Virtually everything. It’s bigger all-round, which means more space (good); a very different and minimalist interior concept (kinda good); a more, erm, striking face, thanks to the massive kidney grilles (bad), and it’s only the second BMW to debut the new iDrive version 8.0, after the big iX EV SUV (probably good).
That last one is the major highlight, because it’s a much more powerful system that allows for increased digital functionality. There’s augmented reality navigation instructions, 5G connectivity, more detailed personalisation options with the My Modes function, over the air (OTA) updates, and smarter machine learning, for more accurate navigation and semi-autonomous driving assistance in the future.
All of that’s wrapped up in what BMW calls the Curved Display, the collective name for the 10.7-inch instrument panel and 10.25-inch infotainment screen.
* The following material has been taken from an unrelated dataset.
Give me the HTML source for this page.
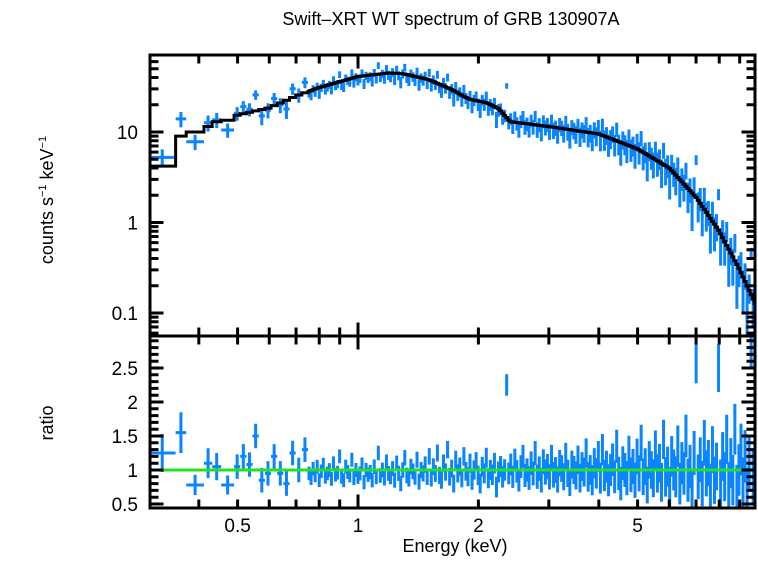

For the first time in 20 years, there’s no longer an iDrive rotary knob in the centre console, which means almost everything has to be done via the touchscreen, although thankfully there are still a few physical controls on the floating centre console.
Why it’s important
One of the more compelling statistics BMW revealed when the 2 Series Active Tourer first broke cover is that over 80% of the 430,000 first-gen cars sold were actually conquest sales, meaning buyers completely new to the brand. This is significant because it’s much harder to attract a customer than retain one, who are more likely to continue supporting a brand and buying its products further down the line.
Furthermore, in the local context the old 2 Series Tourer was one of the best-selling BMWs in Singapore for the past 7 years (mostly because it was one of the few Beemers available with a CAT A COE, but we’ll gloss over that). In fact its success here was so great that Singapore was even specifically mentioned by BMW management as one of the model’s major Asian markets during its global reveal, and its arrival here just one month after its initial international press launch (which is incredibly prompt; normally new models typically take half a year to go on sale here) is testament to that.